Exercise aim:
Lines containing the word "with" are to be located and copied.
►
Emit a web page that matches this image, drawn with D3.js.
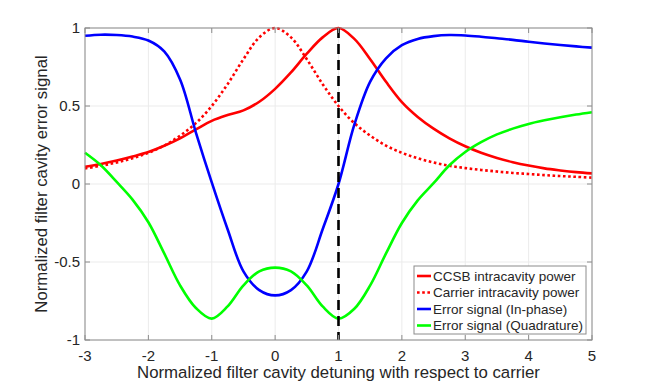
<!DOCTYPE html>
<html lang="en">
<head>
    <meta charset="UTF-8">
    <title>Filter cavity error signal</title>
    <script src="https://d3js.org/d3.v7.min.js"></script>
    <style>
        body { margin: 0; background: #fff; }
        svg text { font-family: "Liberation Sans", Arial, Helvetica, sans-serif; fill: #262626; }
        .grid line { stroke: #ebebeb; stroke-width: 1; }
        .box { fill: none; stroke: #8c8c8c; stroke-width: 1; }
    </style>
</head>
<body>
<svg id="viz" width="654" height="383"></svg>
<script>
    // Detuning samples (normalized)
    const detuning = [-3, -2.75, -2.5, -2.25, -2, -1.75, -1.5, -1.25, -1, -0.75, -0.5, -0.25, 0,
        0.25, 0.5, 0.75, 1, 1.25, 1.5, 1.75, 2, 2.25, 2.5, 2.75, 3, 3.25, 3.5, 3.75, 4, 4.25, 4.5, 4.75, 5];

    const ccsbPower = [0.11, 0.128, 0.15, 0.176, 0.205, 0.245, 0.293, 0.35, 0.405, 0.442, 0.472, 0.527, 0.61,
        0.715, 0.835, 0.94, 1.0, 0.93, 0.80, 0.655, 0.525, 0.43, 0.355, 0.293, 0.242, 0.20, 0.167, 0.14, 0.118, 0.10, 0.087, 0.076, 0.068];

    const carrierPower = [0.10, 0.117, 0.138, 0.165, 0.20, 0.246, 0.31, 0.39, 0.50, 0.64, 0.80, 0.94, 1.0,
        0.94, 0.80, 0.64, 0.50, 0.39, 0.31, 0.246, 0.20, 0.165, 0.138, 0.117, 0.102, 0.09, 0.08, 0.071, 0.064, 0.057, 0.051, 0.046, 0.041];

    const errorInPhase = [0.95, 0.957, 0.955, 0.945, 0.92, 0.85, 0.67, 0.33, 0.01, -0.29, -0.56, -0.68, -0.714,
        -0.68, -0.56, -0.29, 0.0, 0.38, 0.656, 0.806, 0.89, 0.93, 0.948, 0.955, 0.952, 0.944, 0.934, 0.924, 0.912, 0.901, 0.891, 0.882, 0.874];

    const errorQuadrature = [0.20, 0.12, 0.013, -0.10, -0.245, -0.445, -0.65, -0.795, -0.863, -0.785, -0.65, -0.56, -0.536,
        -0.56, -0.65, -0.785, -0.863, -0.80, -0.65, -0.445, -0.25, -0.105, 0.005, 0.12, 0.205, 0.268, 0.318, 0.355, 0.385, 0.408, 0.428, 0.445, 0.46];

    const xTicks = [-3, -2, -1, 0, 1, 2, 3, 4, 5];
    const yTicks = [-1, -0.5, 0, 0.5, 1];
    const markerX = 1;

    const series = [
        { name: "CCSB intracavity power", values: ccsbPower, color: "#ff0000", dash: null },
        { name: "Carrier intracavity power", values: carrierPower, color: "#ff0000", dash: "2.6,2.6" },
        { name: "Error signal (In-phase)", values: errorInPhase, color: "#0000ff", dash: null },
        { name: "Error signal (Quadrature)", values: errorQuadrature, color: "#00ff00", dash: null }
    ];

    const width = 654, height = 383;
    const margin = { top: 28, right: 62, bottom: 43, left: 85 };
    const svg = d3.select("#viz");

    const x = d3.scaleLinear().domain([-3, 5]).range([margin.left, width - margin.right]);
    const y = d3.scaleLinear().domain([-1, 1]).range([height - margin.bottom, margin.top]);

    // Grid
    const grid = svg.append("g").attr("class", "grid");
    grid.selectAll(".gx").data(xTicks).join("line")
        .attr("x1", d => x(d)).attr("x2", d => x(d))
        .attr("y1", y(-1)).attr("y2", y(1));
    grid.selectAll(".gy").data(yTicks).join("line")
        .attr("y1", d => y(d)).attr("y2", d => y(d))
        .attr("x1", x(-3)).attr("x2", x(5));

    // Curves
    const line = d3.line()
        .x((d, i) => x(detuning[i]))
        .y(d => y(d))
        .curve(d3.curveCatmullRom.alpha(0.5));

    const plot = svg.append("g");
    series.forEach(s => {
        plot.append("path")
            .attr("d", line(s.values))
            .attr("fill", "none")
            .attr("stroke", s.color)
            .attr("stroke-width", 2.6)
            .attr("stroke-dasharray", s.dash);
    });

    // Vertical dashed marker at detuning = 1
    plot.append("line")
        .attr("x1", x(markerX)).attr("x2", x(markerX))
        .attr("y1", y(1)).attr("y2", y(-1))
        .attr("stroke", "#000")
        .attr("stroke-width", 2.6)
        .attr("stroke-dasharray", "10,6");

    // Axes box and inward ticks
    svg.append("rect").attr("class", "box")
        .attr("x", x(-3)).attr("y", y(1))
        .attr("width", x(5) - x(-3)).attr("height", y(-1) - y(1));

    const tickLen = 5;
    const ticks = svg.append("g").attr("stroke", "#8c8c8c").attr("stroke-width", 1);
    xTicks.forEach(t => {
        ticks.append("line").attr("x1", x(t)).attr("x2", x(t)).attr("y1", y(-1)).attr("y2", y(-1) - tickLen);
        ticks.append("line").attr("x1", x(t)).attr("x2", x(t)).attr("y1", y(1)).attr("y2", y(1) + tickLen);
    });
    yTicks.forEach(t => {
        ticks.append("line").attr("y1", y(t)).attr("y2", y(t)).attr("x1", x(-3)).attr("x2", x(-3) + tickLen);
        ticks.append("line").attr("y1", y(t)).attr("y2", y(t)).attr("x1", x(5)).attr("x2", x(5) - tickLen);
    });

    // Tick labels
    svg.append("g").selectAll("text").data(xTicks).join("text")
        .attr("x", d => x(d)).attr("y", y(-1) + 21)
        .attr("text-anchor", "middle")
        .attr("font-size", 15)
        .text(d => d);
    svg.append("g").selectAll("text").data(yTicks).join("text")
        .attr("x", x(-3) - 5).attr("y", d => y(d) + 5)
        .attr("text-anchor", "end")
        .attr("font-size", 15)
        .text(d => d);

    // Axis labels
    svg.append("text")
        .attr("x", (x(-3) + x(5)) / 2).attr("y", 378)
        .attr("text-anchor", "middle")
        .attr("font-size", 16.8)
        .text("Normalized filter cavity detuning with respect to carrier");
    svg.append("text")
        .attr("transform", `translate(47,${(y(-1) + y(1)) / 2}) rotate(-90)`)
        .attr("text-anchor", "middle")
        .attr("font-size", 16.8)
        .text("Normalized filter cavity error signal");

    // Legend
    const lg = svg.append("g").attr("transform", "translate(414,266)");
    lg.append("rect")
        .attr("width", 172).attr("height", 68)
        .attr("fill", "#fff").attr("stroke", "#8c8c8c").attr("stroke-width", 1);
    series.forEach((s, i) => {
        const cy = 10 + i * 16.5;
        lg.append("line")
            .attr("x1", 3).attr("x2", 17).attr("y1", cy).attr("y2", cy)
            .attr("stroke", s.color).attr("stroke-width", 2.6)
            .attr("stroke-dasharray", s.dash);
        lg.append("text")
            .attr("x", 19).attr("y", cy + 4.5)
            .attr("font-size", 13.5)
            .text(s.name);
    });
</script>
</body>
</html>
◄
Exercise result:
Emit a web page that matches this image, drawn with D3.js.
        .text("Normalized filter cavity detuning with respect to carrier");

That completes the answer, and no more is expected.